Microglial imaging with positron emission tomography and atrophy measurements with magnetic resonance imaging in multiple sclerosis: a correlative study

Versijpt J, Debruyne JC, Van Laere KJ, De Vos F, Keppens J, et al. ; Multiple Sclerosis 11 (2); 127-134

Commented by Dr Morten Blinkenberg, 21 Apr 2005

Background

It has been hypothesized that activation of microglia is one of the central pathophysiological events in MS. Various stimuli such as proinflammatory cytotoxic cytokines, matrix metalloproteinases, free radicals and nitric oxide cause microglia activation.

This may lead to release of myelinotoxic factors that directly injure the oligodendrocyte-myelin unit. Activated microglia express the peripheral benzodiazepine receptor and visualization of this receptor can be performed using the radiolabelled high affinity ligand PK11195.

In the current study the authors investigate the relationship between activated microglia and cerebral atrophy, which is considered to be the pathological end point of MS.

Aim

To compare measurements of brain atrophy in MS with normal controls and to correlate this with clinical measurements. To correlate 11C-PK11195 uptake with brain atrophy.

Methods

The authors examined 8 controls and 22 MS patients (13 with relapsing-remitting and 7 with secondary progressive. Six patients had clinical relapse and 10 had Gd-enhancing lesions on MRI at the time of examination. Average disease duration was 9.3 years and average disability (EDSS) was 4.0.

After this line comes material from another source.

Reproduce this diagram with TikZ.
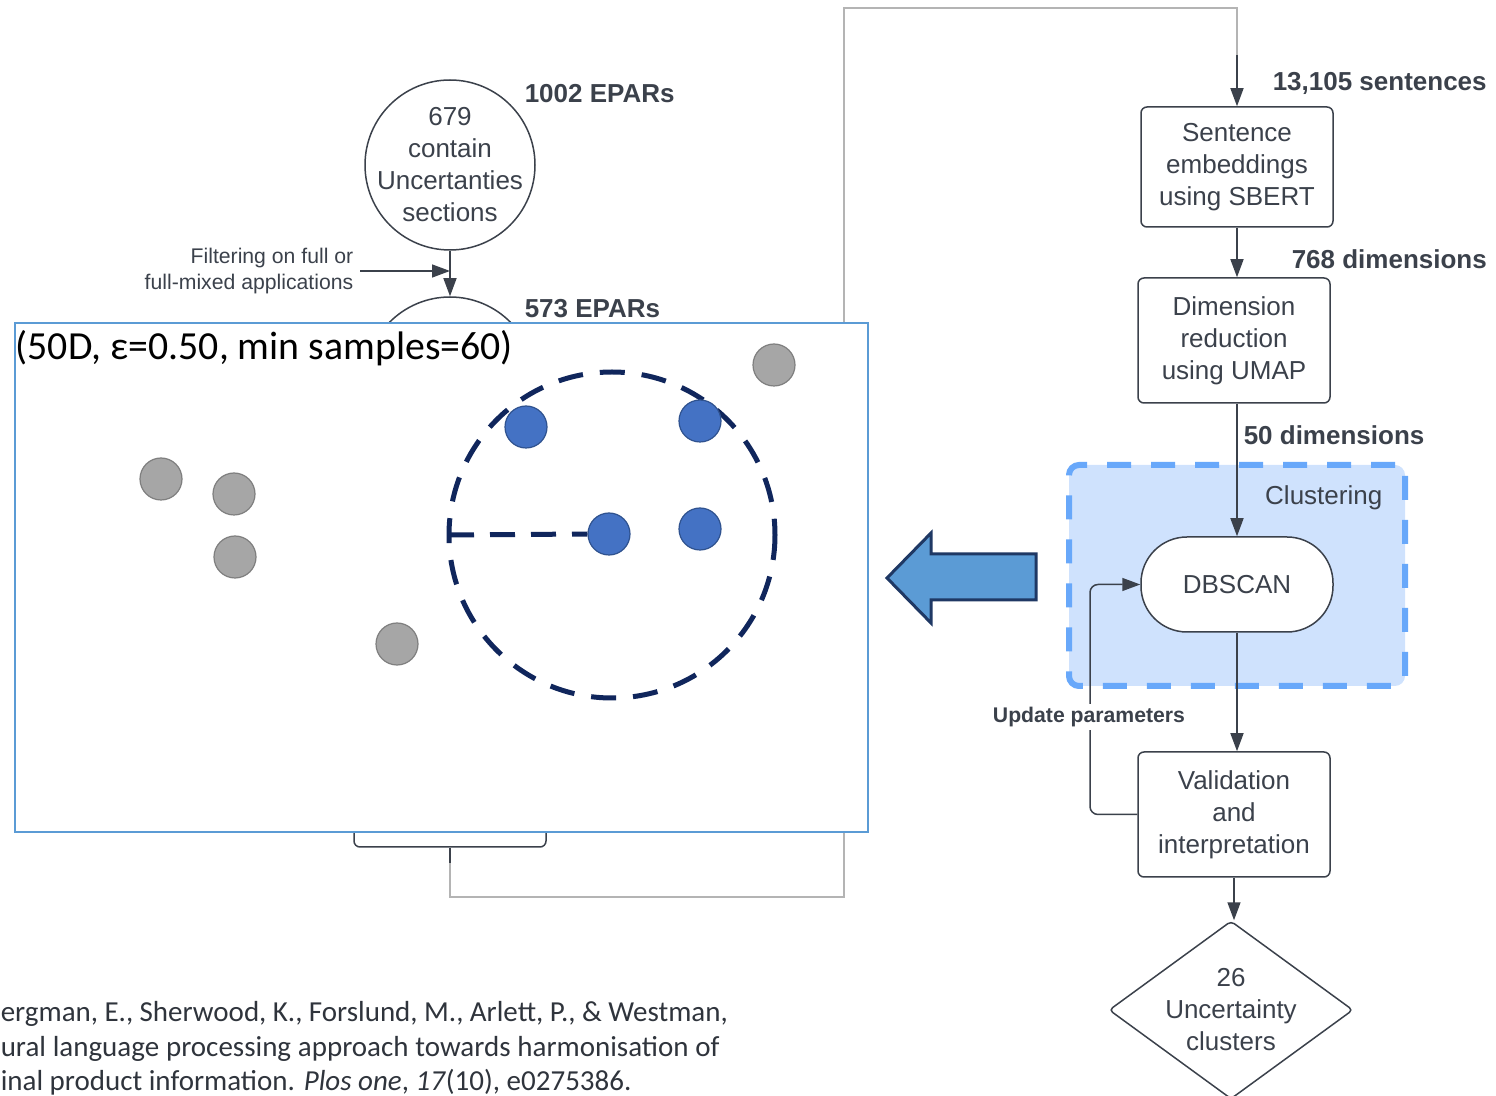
\documentclass[tikz,border=0pt]{standalone}
\usepackage{fontspec}
\setmainfont{Liberation Sans}
\newfontfamily\calib{Carlito}
\usetikzlibrary{arrows.meta,shapes.geometric}

\definecolor{ink}{RGB}{59,65,75}
\definecolor{faint}{RGB}{180,180,180}
\definecolor{clfill}{RGB}{207,226,253}
\definecolor{cldash}{RGB}{104,168,250}
\definecolor{ovl}{RGB}{91,155,213}
\definecolor{navy}{RGB}{16,38,92}
\definecolor{dotgray}{RGB}{166,166,166}
\definecolor{dotgrayb}{RGB}{127,127,127}
\definecolor{dotblue}{RGB}{68,114,196}
\definecolor{dotblueb}{RGB}{47,82,143}
\definecolor{arrfill}{RGB}{91,155,213}
\definecolor{arrline}{RGB}{31,56,100}

\tikzset{
  txt/.style={text=ink, font=\fontsize{13}{16}\selectfont, align=center},
  proc/.style={txt, draw=ink, fill=white, rounded corners=3pt, inner sep=0pt,
    minimum width=96pt},
  circ/.style={draw=ink, fill=white, circle, inner sep=0pt, minimum size=85pt},
  lbl/.style={text=ink, font=\bfseries\fontsize{13}{16}\selectfont, inner sep=0pt},
  note/.style={text=ink, font=\fontsize{10.6}{13}\selectfont, inner sep=0pt},
  flow/.style={draw=ink, -{Triangle[length=9pt,width=6.5pt]}},
  gdot/.style={circle, fill=dotgray, draw=dotgrayb, line width=0.6pt, minimum size=21pt, inner sep=0pt},
  bdot/.style={circle, fill=dotblue, draw=dotblueb, line width=0.6pt, minimum size=21pt, inner sep=0pt},
}

\begin{document}
\begin{tikzpicture}[x=0.5pt, y=-0.5pt, line width=0.75pt]
\useasboundingbox (0,0) rectangle (1496,1096);

% ---- left column: document selection ----
\node[circ, label={[txt, inner sep=0pt]center:{679\\contain\\Uncertanties\\sections}}]
  (c1) at (450,165) {};
\node[lbl, anchor=west] (l1) at (524,94) {1002 EPARs};
\node[circ] (c2) at (450,382) {};
\node[lbl, anchor=west] (l2) at (524,309) {573 EPARs};
\draw[flow] (c1) -- (c2);

\node[note, anchor=east, align=right] (filt) at (354,271) {Filtering on full or\\full-mixed applications};
\coordinate (fs) at (360,271);
\coordinate (fj) at (450,271);
\draw[flow] (fs) -- (fj);

\node[proc, minimum height=40pt] (ext) at (450,807) {};

% long connector to the embedding step
\coordinate (r1) at (450,897);
\coordinate (r2) at (844,897);
\coordinate (r3) at (844,8);
\coordinate (r4) at (1237,8);
\coordinate (r5) at (1237,55);
\draw[faint] (ext.south) -- (r1) -- (r2) -- (r3) -- (r4) -- (r5);
\draw[ink] (ext.south) -- ++(0,15);

% ---- DBSCAN illustration panel ----
\node[draw=ovl, line width=1.2pt, fill=white, minimum width=426.5pt,
      minimum height=254.5pt, inner sep=0pt] (plot) at (441.5,577.5) {};
\node[anchor=west, inner sep=0pt, font=\calib\fontsize{19.9}{22}\selectfont] (ttl)
  at (15,348) {(50D, ε=0.50, min samples=60)};

\draw[navy, line width=2.5pt, dash pattern=on 12.5pt off 8.5pt] (612,535) circle [radius=163];

\node[gdot] (p1) at (774,365) {};
\node[gdot] (p2) at (161,479) {};
\node[gdot] (p3) at (234,494) {};
\node[gdot] (p4) at (235,557) {};
\node[gdot] (p5) at (397,644) {};
\node[bdot] (b1) at (526,427) {};
\node[bdot] (b2) at (700,421) {};
\node[bdot] (b3) at (609,534) {};
\node[bdot] (b4) at (700,529) {};

\coordinate (rad) at (449,535);
\draw[navy, line width=2.5pt, dash pattern=on 12.5pt off 8pt] (rad) -- (b3.west);

% block arrow pointing to the panel
\draw[fill=arrfill, draw=arrline, line width=1.5pt, line join=miter]
  (1036,554) -- (931,554) -- (931,533) -- (887,578) -- (931,623) -- (931,600) -- (1036,600) -- cycle;

% ---- right column: pipeline ----
\node[proc, minimum height=60pt] (sent) at (1237,167) {Sentence\\embeddings\\using SBERT};
\node[lbl, anchor=west] (l3) at (1272,83) {13,105 sentences};
\draw[flow] (r5) -- (sent.north);

\node[proc, minimum height=62.5pt] (dim) at (1234,340.5) {Dimension\\reduction\\using UMAP};
\node[lbl, anchor=west] (l4) at (1291,259) {768 dimensions};
\draw[flow] (sent.south) -- (sent.south |- dim.north);

\node[draw=cldash, fill=clfill, line width=3pt, dash pattern=on 12pt off 10pt,
      rounded corners=5pt, minimum width=168pt, minimum height=110.5pt, inner sep=0pt]
      (clu) at (1237,575.5) {};
\node[txt, anchor=east, inner sep=0pt] (clt) at (1383,498) {Clustering};

\node[txt, draw=ink, fill=white, rounded corners=23pt, minimum width=96pt,
      minimum height=47.5pt, inner sep=0pt] (db) at (1237,584.5) {DBSCAN};
\node[lbl, anchor=west] (l5) at (1243,435) {50 dimensions};
\draw[flow] (dim.south -| db.north) -- (db.north);

\node[proc, minimum height=62.5pt] (val) at (1234,814.5) {Validation\\and\\interpretation};
\draw[flow] (db.south) -- (db.south |- val.north);

\coordinate (fb) at (1090,584.5);
\draw[flow, rounded corners=4pt] (val.west) -| (fb) -- (db.west);
\node[fill=white, text=ink, font=\bfseries\fontsize{10.6}{12}\selectfont, inner sep=1.5pt]
  (upd) at (1089,717) {Update parameters};

\node[diamond, draw=ink, rounded corners=2pt, minimum width=122pt, minimum height=89pt,
      inner sep=0pt,
      label={[txt, inner sep=0pt]center:{26\\Uncertainty\\clusters}}] (res) at (1231,1010) {};
\draw[flow] (val.south) -- (val.south |- res.north);

% ---- reference line ----
\begin{scope}[every node/.style={anchor=west, inner sep=0pt, text=ink!80!black,
    font=\calib\fontsize{14.5}{17.5}\selectfont}]
\node (cit1) at (0,1014) {\makebox[363.5pt][s]{ergman, E., Sherwood, K., Forslund, M., Arlett, P., \& Westman,}};
\node (cit2) at (0,1049) {\makebox[359.5pt][s]{ural language processing approach towards harmonisation of}};
\node (cit3) at (0,1082) {inal product information. \textit{Plos one}, \textit{17}(10), e0275386.};
\end{scope}
\end{tikzpicture}
\end{document}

A slow bolus of approximately 370 MBq 11C-PK11195 was administered i.v. and semiquantitative measurement of cerebral tracer uptake was performed using positron emission tomography (PET).

A 1.5 tesla MRI with Gd-enhancement was performed for evaluation of disease burden and activity, selection of regions of interest (ROI’s) as well as measurements of brain parenchymal fraction (relative atrophy measurement).

For statistical evaluation the authors used t-test or Mann-Whitney U test for differences between groups and Spearman or Pearson test was used for correlation analysis. 
 
Results

There was a statistically significant correlation between 11C-PK11195 in NAWM and cerebral atrophy (r=-0.2; P=0.03).

The 11C-PK11195 uptake for T2 lesions decreased and correlated with increasing brain atrophy (r=-0.3; P=0.03).

Atrophy was more pronounced in MS patients compared with normal subjects.

The presence of relapse and enhancing lesions did not predict the amount of brain atrophy.

Dr Blinkenberg's comments

The study shows a weak correlation between 11C-PK11195 uptake and cerebral atrophy. It is the first study showing a relationship between subtle inflammatory changes in normal appearing white matter (NAWM) and axonal/neuronal loss in MS in vivo.

In this way the study corroborate the notion that diffuse pathophysiological processes in NAWM may cause early and ongoing cerebral atrophy, which also has been shown using MR spectroscopy and magnetization transfer.

There are some methodological drawbacks of the study, the most important being the semiquantitative approach, where PET tracer measurements are normalized to grey matter, on the assumption that grey matter is relatively unaffected. This will inevitably underestimate tracer uptake estimates in subjects with cortical disease involvement, which is known to be more pronounced in MS than previously assumed.

Concerning small regions of interest there is also a risk of underestimating tracer uptake caused by partial volume effect, which was not corrected.

Still the PET 11C-PK11195 technique is interesting and with some methodological refinement (quantification) important questions regarding pathophysiology may be explained, e.g. difference in tracer distribution between different courses of disease, prognosis due to difference in tracer uptake, effect of treatment with various medications etc.